Data block

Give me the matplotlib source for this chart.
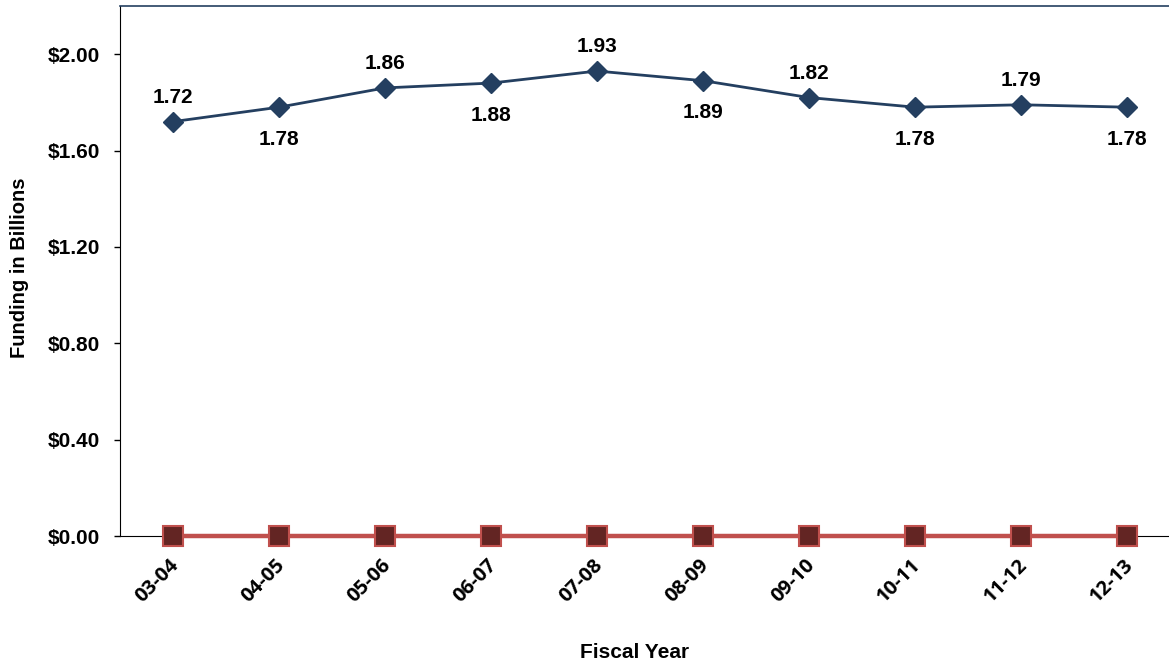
import matplotlib
matplotlib.use("Agg")
import matplotlib.pyplot as plt
import matplotlib.transforms as mtransforms

fiscal_years = ["03-04", "04-05", "05-06", "06-07", "07-08",
                "08-09", "09-10", "10-11", "11-12", "12-13"]
funding = [1.72, 1.78, 1.86, 1.88, 1.93, 1.89, 1.82, 1.78, 1.79, 1.78]
other_funding = [0, 0, 0, 0, 0, 0, 0, 0, 0, 0]
y_ticks = [0.0, 0.4, 0.8, 1.2, 1.6, 2.0]

plt.rcParams['font.family'] = ['Liberation Sans', 'DejaVu Sans']
plt.rcParams['font.weight'] = 'bold'

W, H = 1169, 666
fig = plt.figure(figsize=(W / 100, H / 100), dpi=100)
left, right, top, bottom = 120, 1180, 6, 536
ax = fig.add_axes([left / W, (H - bottom) / H, (right - left) / W, (bottom - top) / H])

x = list(range(len(fiscal_years)))

ax.plot(x, other_funding, color="#C0504D", linewidth=3.2, marker="s",
        markersize=14, markerfacecolor="#632523", markeredgecolor="#C0504D",
        markeredgewidth=1.5, zorder=3, clip_on=False)
ax.plot(x, funding, color="#243F60", linewidth=2, marker="D",
        markersize=10, markerfacecolor="#243F60", markeredgecolor="#243F60",
        zorder=4)

# value labels alternate above and below the line
for i, v in enumerate(funding):
    above = (i % 2 == 0)
    off = 17.5 if above else -23
    ax.annotate(f"{v:.2f}", (i, v), xytext=(0, off), textcoords="offset points",
                ha="center", va="center", fontsize=15, fontweight="bold")

ax.set_xlim(-0.5, len(x) - 0.5)
ax.set_ylim(0, 2.2)
ax.set_yticks(y_ticks)
ax.set_yticklabels([f"${t:.2f}" for t in y_ticks], fontsize=15, fontweight="bold")
ax.set_xticks(x)
ax.set_xticklabels(fiscal_years, rotation=45, ha="right", rotation_mode="anchor",
                   fontsize=14.5, fontweight="bold", family=["Open Sans", "DejaVu Sans"])
ax.tick_params(axis="x", length=0, pad=14)
ax.tick_params(axis="y", length=4.5, width=1, direction="out", pad=10)

shift = mtransforms.ScaledTranslation(-4 / 100, 0, fig.dpi_scale_trans)
for lbl in ax.get_xticklabels():
    lbl.set_transform(lbl.get_transform() + shift)

ax.spines["top"].set_color("#243F60")
ax.spines["top"].set_linewidth(1.2)
ax.spines["left"].set_color("black")
ax.spines["bottom"].set_color("black")
ax.spines["right"].set_visible(False)

fig.text(635 / W, 1 - 653 / H, "Fiscal Year", ha="center", va="center",
         fontsize=15, fontweight="bold")
fig.text(20 / W, 1 - 268 / H, "Funding in Billions", ha="center", va="center",
         rotation=90, fontsize=14.5, fontweight="bold")

fig.savefig("out.png", dpi=100)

Exercise objective
Omitting all images, print the listing exactly.

Response to this exercise
Give me the matplotlib source for this chart.
import matplotlib
matplotlib.use("Agg")
import matplotlib.pyplot as plt
import matplotlib.transforms as mtransforms

fiscal_years = ["03-04", "04-05", "05-06", "06-07", "07-08",
                "08-09", "09-10", "10-11", "11-12", "12-13"]
funding = [1.72, 1.78, 1.86, 1.88, 1.93, 1.89, 1.82, 1.78, 1.79, 1.78]
other_funding = [0, 0, 0, 0, 0, 0, 0, 0, 0, 0]
y_ticks = [0.0, 0.4, 0.8, 1.2, 1.6, 2.0]

plt.rcParams['font.family'] = ['Liberation Sans', 'DejaVu Sans']
plt.rcParams['font.weight'] = 'bold'

W, H = 1169, 666
fig = plt.figure(figsize=(W / 100, H / 100), dpi=100)
left, right, top, bottom = 120, 1180, 6, 536
ax = fig.add_axes([left / W, (H - bottom) / H, (right - left) / W, (bottom - top) / H])

x = list(range(len(fiscal_years)))

ax.plot(x, other_funding, color="#C0504D", linewidth=3.2, marker="s",
        markersize=14, markerfacecolor="#632523", markeredgecolor="#C0504D",
        markeredgewidth=1.5, zorder=3, clip_on=False)
ax.plot(x, funding, color="#243F60", linewidth=2, marker="D",
        markersize=10, markerfacecolor="#243F60", markeredgecolor="#243F60",
        zorder=4)

# value labels alternate above and below the line
for i, v in enumerate(funding):
    above = (i % 2 == 0)
    off = 17.5 if above else -23
    ax.annotate(f"{v:.2f}", (i, v), xytext=(0, off), textcoords="offset points",
                ha="center", va="center", fontsize=15, fontweight="bold")

ax.set_xlim(-0.5, len(x) - 0.5)
ax.set_ylim(0, 2.2)
ax.set_yticks(y_ticks)
ax.set_yticklabels([f"${t:.2f}" for t in y_ticks], fontsize=15, fontweight="bold")
ax.set_xticks(x)
ax.set_xticklabels(fiscal_years, rotation=45, ha="right", rotation_mode="anchor",
                   fontsize=14.5, fontweight="bold", family=["Open Sans", "DejaVu Sans"])
ax.tick_params(axis="x", length=0, pad=14)
ax.tick_params(axis="y", length=4.5, width=1, direction="out", pad=10)

shift = mtransforms.ScaledTranslation(-4 / 100, 0, fig.dpi_scale_trans)
for lbl in ax.get_xticklabels():
    lbl.set_transform(lbl.get_transform() + shift)

ax.spines["top"].set_color("#243F60")
ax.spines["top"].set_linewidth(1.2)
ax.spines["left"].set_color("black")
ax.spines["bottom"].set_color("black")
ax.spines["right"].set_visible(False)

fig.text(635 / W, 1 - 653 / H, "Fiscal Year", ha="center", va="center",
         fontsize=15, fontweight="bold")
fig.text(20 / W, 1 - 268 / H, "Funding in Billions", ha="center", va="center",
         rotation=90, fontsize=14.5, fontweight="bold")

fig.savefig("out.png", dpi=100)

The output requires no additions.